We have to be mindful of the fact that if we are going to address contemporary challenges, it must come with contemporary tools. Particularly the professionals in corruption agencies, they need to be equipped with contemporary knowledge and skill to be able to address contemporary challenges. We are beneficiaries of the support from UN agencies, supporting us in most aspects.
What are the experiences you have garnered so far, as the pioneer Provost and having pioneered a State -owned University as Vice chancellor?
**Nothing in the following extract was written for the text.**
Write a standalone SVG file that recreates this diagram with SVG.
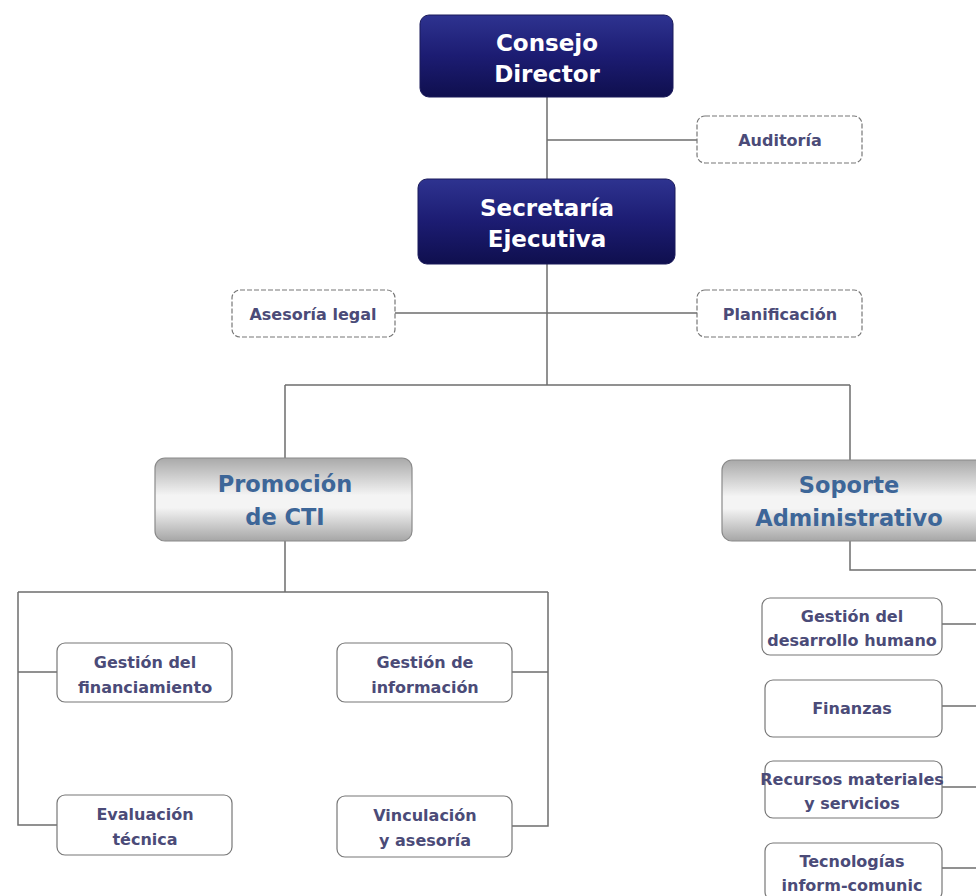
<svg xmlns="http://www.w3.org/2000/svg" width="976" height="896" viewBox="0 0 976 896">
<defs>
<linearGradient id="navy" x1="0" y1="0" x2="0" y2="1">
<stop offset="0" stop-color="#2e3390"/>
<stop offset="0.5" stop-color="#1c1c72"/>
<stop offset="1" stop-color="#0f0f4e"/>
</linearGradient>
<linearGradient id="gray" x1="0" y1="0" x2="0" y2="1">
<stop offset="0" stop-color="#a9a9a9"/>
<stop offset="0.45" stop-color="#f4f4f4"/>
<stop offset="0.6" stop-color="#f4f4f4"/>
<stop offset="1" stop-color="#a6a6a6"/>
</linearGradient>
</defs>
<style>
.navy{fill:url(#navy);stroke:#1a1a5a;stroke-width:1}
.gray{fill:url(#gray);stroke:#8a8a8a;stroke-width:1.2}
.dash{fill:#fff;stroke:#777;stroke-width:1.2;stroke-dasharray:5 2}
.box{fill:#fff;stroke:#777;stroke-width:1.2}
.wt{font-family:"DejaVu Sans",sans-serif;font-weight:bold;font-size:23px;fill:#fff;text-anchor:middle}
.bt{font-family:"DejaVu Sans",sans-serif;font-weight:bold;font-size:22.5px;fill:#3d6698;text-anchor:middle}
.st{font-family:"DejaVu Sans",sans-serif;font-weight:bold;font-size:16px;fill:#4b4b78;text-anchor:middle}
.ln{fill:none;stroke:#6e6e6e;stroke-width:1.5}
</style>
<rect width="976" height="896" fill="#fff"/>
<g id="connectors">
<path class="ln" d="M547 97V179M547 140H697"/>
<path class="ln" d="M547 264V385M395 313H697"/>
<path class="ln" d="M285 385H850M285 385V458M850 385V460"/>
<path class="ln" d="M285 541V592M18 592H548M18 592V825H57M18 672H57M548 592V826H512M548 672H512"/>
<path class="ln" d="M850 541V570H976M942 624H976M942 706H976M942 787H976M942 868H976"/>
</g>
<g id="consejo">
<rect class="navy" x="420" y="15" width="253" height="82" rx="9"/>
<text class="wt" x="547" y="51">Consejo</text>
<text class="wt" x="547" y="82">Director</text>
</g>
<g id="auditoria">
<rect class="dash" x="697" y="116" width="165" height="47" rx="8"/>
<text class="st" x="780" y="146">Auditoría</text>
</g>
<g id="secretaria">
<rect class="navy" x="418" y="179" width="257" height="85" rx="9"/>
<text class="wt" x="547" y="216">Secretaría</text>
<text class="wt" x="547" y="247">Ejecutiva</text>
</g>
<g id="asesoria">
<rect class="dash" x="232" y="290" width="163" height="47" rx="8"/>
<text class="st" x="313" y="320">Asesoría legal</text>
</g>
<g id="planificacion">
<rect class="dash" x="697" y="290" width="165" height="47" rx="8"/>
<text class="st" x="780" y="320">Planificación</text>
</g>
<g id="promocion">
<rect class="gray" x="155" y="458" width="257" height="83" rx="10"/>
<text class="bt" x="285" y="492">Promoción</text>
<text class="bt" x="285" y="525">de CTI</text>
</g>
<g id="soporte">
<rect class="gray" x="722" y="460" width="264" height="81" rx="10"/>
<text class="bt" x="849" y="493">Soporte</text>
<text class="bt" x="849" y="526">Administrativo</text>
</g>
<g id="financiamiento">
<rect class="box" x="57" y="643" width="175" height="59" rx="8"/>
<text class="st" x="145" y="668">Gestión del</text>
<text class="st" x="145" y="693">financiamiento</text>
</g>
<g id="evaluacion">
<rect class="box" x="57" y="795" width="175" height="60" rx="8"/>
<text class="st" x="145" y="820">Evaluación</text>
<text class="st" x="145" y="845">técnica</text>
</g>
<g id="informacion">
<rect class="box" x="337" y="643" width="175" height="59" rx="8"/>
<text class="st" x="425" y="668">Gestión de</text>
<text class="st" x="425" y="693">información</text>
</g>
<g id="vinculacion">
<rect class="box" x="337" y="796" width="175" height="61" rx="8"/>
<text class="st" x="425" y="821">Vinculación</text>
<text class="st" x="425" y="846">y asesoría</text>
</g>
<g id="desarrollo">
<rect class="box" x="762" y="598" width="180" height="57" rx="8"/>
<text class="st" x="852" y="622">Gestión del</text>
<text class="st" x="852" y="646">desarrollo  humano</text>
</g>
<g id="finanzas">
<rect class="box" x="765" y="680" width="177" height="57" rx="8"/>
<text class="st" x="852" y="714">Finanzas</text>
</g>
<g id="recursos">
<rect class="box" x="765" y="761" width="177" height="57" rx="8"/>
<text class="st" x="852" y="785">Recursos materiales</text>
<text class="st" x="852" y="809">y servicios</text>
</g>
<g id="tecnologias">
<rect class="box" x="765" y="843" width="177" height="57" rx="8"/>
<text class="st" x="852" y="867">Tecnologías</text>
<text class="st" x="852" y="891">inform-comunic</text>
</g>
</svg>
Remember that I don’t work alone, I work with the board of the ICPC, I work with the management of the ICPC and I work with the leadership of the academy itself, so it is not about me in the larger structure. The Academy is a new academic institution to drive knowledge building in anti-corruption. Of course, there are challenges, we need to get more facilities and equipment, money is never enough, if you give me the total budget of Nigeria, I can use it very well, I can assure you of that, if you give me 10billion today, there are things I can always do with it to build facilities and infrastructure to build people, courses and programmes, to bring in people for training including youths. There is always something to do.
Money is always a major constraint, nobody can do much about, as for personnel, we are working a new tenure, most of the people we are working with, we are building ourselves simultaneously, developing ourselves to develop others. Indeed working in the public service level has been a learning experience for me; I was part of the ICPC NUC team.
There are challenges ruling university system, but the more striking aspect for me is what we stand to promote in the university situations. When we brought in other tertiary institutions to come for transparency in the tertiary education system, they all agreed to that, it is bad to find out that corruption is in education. It is a cycle that continues and impacts on us negatively, so corruption in the tertiary system generally is very dangerous because the student we are producing are the future of this country.